Exercise: Give the number of lines in the data that contain "Clone", and nothing more.

(Source code of charts)
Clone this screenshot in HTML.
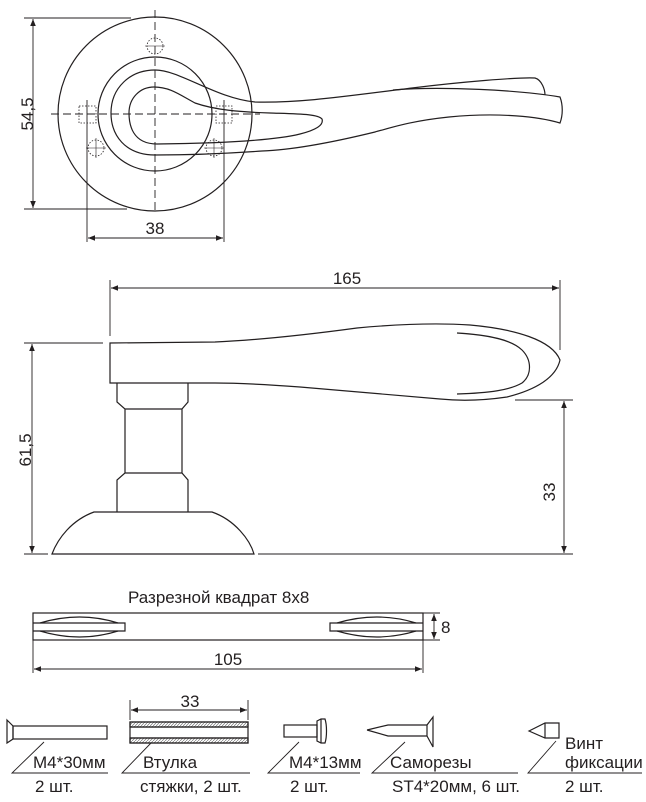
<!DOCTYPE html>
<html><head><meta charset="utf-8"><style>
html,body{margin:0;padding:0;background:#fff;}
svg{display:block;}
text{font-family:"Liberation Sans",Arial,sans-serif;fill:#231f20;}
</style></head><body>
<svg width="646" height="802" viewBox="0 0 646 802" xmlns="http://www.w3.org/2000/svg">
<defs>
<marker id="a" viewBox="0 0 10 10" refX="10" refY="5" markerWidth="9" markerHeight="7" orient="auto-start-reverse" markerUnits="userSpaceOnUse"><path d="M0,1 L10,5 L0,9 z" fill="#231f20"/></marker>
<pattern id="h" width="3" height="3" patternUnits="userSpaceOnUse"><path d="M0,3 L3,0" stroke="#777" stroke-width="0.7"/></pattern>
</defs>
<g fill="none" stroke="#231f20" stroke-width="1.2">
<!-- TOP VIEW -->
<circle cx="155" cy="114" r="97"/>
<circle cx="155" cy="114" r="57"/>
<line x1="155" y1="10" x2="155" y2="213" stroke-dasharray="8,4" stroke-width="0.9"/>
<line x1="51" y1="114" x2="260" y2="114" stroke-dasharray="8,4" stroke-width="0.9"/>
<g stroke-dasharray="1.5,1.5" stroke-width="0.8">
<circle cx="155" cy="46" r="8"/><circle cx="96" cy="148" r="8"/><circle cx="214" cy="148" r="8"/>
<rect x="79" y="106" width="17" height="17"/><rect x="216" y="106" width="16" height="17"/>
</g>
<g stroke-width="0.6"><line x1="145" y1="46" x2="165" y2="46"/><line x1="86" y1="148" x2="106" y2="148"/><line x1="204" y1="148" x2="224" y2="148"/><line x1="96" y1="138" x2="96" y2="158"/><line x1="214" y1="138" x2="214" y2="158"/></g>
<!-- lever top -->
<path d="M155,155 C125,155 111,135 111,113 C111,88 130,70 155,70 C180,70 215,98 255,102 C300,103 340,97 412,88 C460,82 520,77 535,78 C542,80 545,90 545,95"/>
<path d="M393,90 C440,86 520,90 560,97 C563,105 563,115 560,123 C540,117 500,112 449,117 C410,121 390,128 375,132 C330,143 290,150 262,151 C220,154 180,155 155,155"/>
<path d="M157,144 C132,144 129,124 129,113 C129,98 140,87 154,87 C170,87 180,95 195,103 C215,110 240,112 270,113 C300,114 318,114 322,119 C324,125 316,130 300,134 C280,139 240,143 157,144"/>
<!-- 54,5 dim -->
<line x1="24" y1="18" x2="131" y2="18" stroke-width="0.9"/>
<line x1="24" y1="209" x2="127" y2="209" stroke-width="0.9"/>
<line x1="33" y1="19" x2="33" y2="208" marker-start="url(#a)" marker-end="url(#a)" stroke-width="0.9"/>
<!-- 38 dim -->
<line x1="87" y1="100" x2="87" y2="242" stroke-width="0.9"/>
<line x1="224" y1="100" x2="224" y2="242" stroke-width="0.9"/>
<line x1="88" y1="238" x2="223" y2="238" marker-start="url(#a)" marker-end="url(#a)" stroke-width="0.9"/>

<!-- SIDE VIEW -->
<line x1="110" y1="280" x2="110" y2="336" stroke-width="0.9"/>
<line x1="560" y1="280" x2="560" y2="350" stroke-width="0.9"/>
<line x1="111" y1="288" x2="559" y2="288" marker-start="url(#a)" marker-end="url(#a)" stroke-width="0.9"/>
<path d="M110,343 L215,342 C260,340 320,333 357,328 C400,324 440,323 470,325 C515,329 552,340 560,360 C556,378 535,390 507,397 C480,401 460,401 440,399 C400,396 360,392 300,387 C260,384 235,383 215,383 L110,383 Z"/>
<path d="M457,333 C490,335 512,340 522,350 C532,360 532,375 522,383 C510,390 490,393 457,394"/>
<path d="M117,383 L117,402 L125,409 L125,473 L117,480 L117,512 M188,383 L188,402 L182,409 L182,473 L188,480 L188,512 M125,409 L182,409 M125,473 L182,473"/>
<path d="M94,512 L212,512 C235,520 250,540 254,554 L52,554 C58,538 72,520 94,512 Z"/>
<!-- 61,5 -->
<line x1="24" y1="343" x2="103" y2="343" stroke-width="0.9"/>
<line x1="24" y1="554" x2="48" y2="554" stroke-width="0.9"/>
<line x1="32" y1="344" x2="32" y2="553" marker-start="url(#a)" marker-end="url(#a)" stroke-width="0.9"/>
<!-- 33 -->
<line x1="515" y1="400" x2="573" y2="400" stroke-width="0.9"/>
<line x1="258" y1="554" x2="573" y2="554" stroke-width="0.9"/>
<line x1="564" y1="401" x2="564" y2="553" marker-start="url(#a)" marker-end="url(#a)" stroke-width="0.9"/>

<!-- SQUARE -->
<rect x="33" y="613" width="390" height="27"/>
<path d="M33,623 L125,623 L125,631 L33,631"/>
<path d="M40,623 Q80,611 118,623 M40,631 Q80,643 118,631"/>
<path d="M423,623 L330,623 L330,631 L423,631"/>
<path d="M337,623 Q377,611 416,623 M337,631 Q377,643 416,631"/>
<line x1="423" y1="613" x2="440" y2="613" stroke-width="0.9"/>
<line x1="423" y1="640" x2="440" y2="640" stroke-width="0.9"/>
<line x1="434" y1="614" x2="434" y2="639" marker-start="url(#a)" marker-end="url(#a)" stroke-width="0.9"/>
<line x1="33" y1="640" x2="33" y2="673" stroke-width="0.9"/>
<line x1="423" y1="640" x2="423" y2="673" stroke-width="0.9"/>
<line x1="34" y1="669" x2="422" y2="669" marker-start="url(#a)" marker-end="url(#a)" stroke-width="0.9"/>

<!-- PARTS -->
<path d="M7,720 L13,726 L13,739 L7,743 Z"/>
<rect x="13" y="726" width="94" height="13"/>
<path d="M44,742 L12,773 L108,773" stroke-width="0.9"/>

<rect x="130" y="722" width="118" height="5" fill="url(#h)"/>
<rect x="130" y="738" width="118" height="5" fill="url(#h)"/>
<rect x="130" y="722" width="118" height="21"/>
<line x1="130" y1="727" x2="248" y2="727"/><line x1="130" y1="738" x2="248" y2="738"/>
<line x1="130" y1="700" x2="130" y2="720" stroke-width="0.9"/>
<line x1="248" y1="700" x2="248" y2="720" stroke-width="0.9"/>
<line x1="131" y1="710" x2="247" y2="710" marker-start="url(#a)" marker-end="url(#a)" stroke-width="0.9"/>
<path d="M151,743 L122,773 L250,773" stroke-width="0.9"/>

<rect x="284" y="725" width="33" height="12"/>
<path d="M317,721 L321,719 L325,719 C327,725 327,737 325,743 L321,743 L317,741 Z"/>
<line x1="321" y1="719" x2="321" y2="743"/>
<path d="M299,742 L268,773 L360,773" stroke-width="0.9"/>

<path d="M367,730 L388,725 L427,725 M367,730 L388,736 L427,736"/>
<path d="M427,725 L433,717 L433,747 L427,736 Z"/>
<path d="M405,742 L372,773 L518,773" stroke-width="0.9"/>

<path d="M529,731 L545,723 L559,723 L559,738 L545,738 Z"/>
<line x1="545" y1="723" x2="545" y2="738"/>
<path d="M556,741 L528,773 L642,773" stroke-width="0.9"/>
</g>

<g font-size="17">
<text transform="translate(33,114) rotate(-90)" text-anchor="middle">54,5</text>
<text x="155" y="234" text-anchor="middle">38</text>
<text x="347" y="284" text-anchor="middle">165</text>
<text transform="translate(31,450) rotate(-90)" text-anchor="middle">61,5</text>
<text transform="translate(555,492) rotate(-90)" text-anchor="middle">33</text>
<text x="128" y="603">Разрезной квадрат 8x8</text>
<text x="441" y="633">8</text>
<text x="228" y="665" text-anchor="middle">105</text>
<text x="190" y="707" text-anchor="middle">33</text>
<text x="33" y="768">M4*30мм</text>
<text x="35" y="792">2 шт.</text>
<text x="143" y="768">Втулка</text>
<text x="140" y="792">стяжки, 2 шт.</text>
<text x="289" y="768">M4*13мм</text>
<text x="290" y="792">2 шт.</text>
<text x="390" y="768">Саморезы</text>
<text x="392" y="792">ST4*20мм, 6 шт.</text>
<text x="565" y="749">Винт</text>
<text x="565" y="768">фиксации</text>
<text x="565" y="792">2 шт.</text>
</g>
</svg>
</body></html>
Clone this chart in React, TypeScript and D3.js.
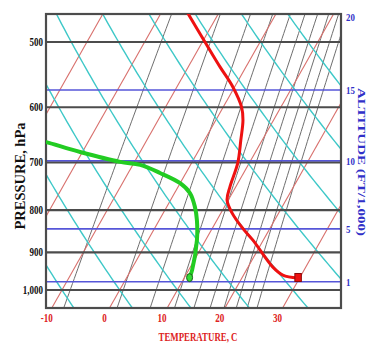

Task answer: 2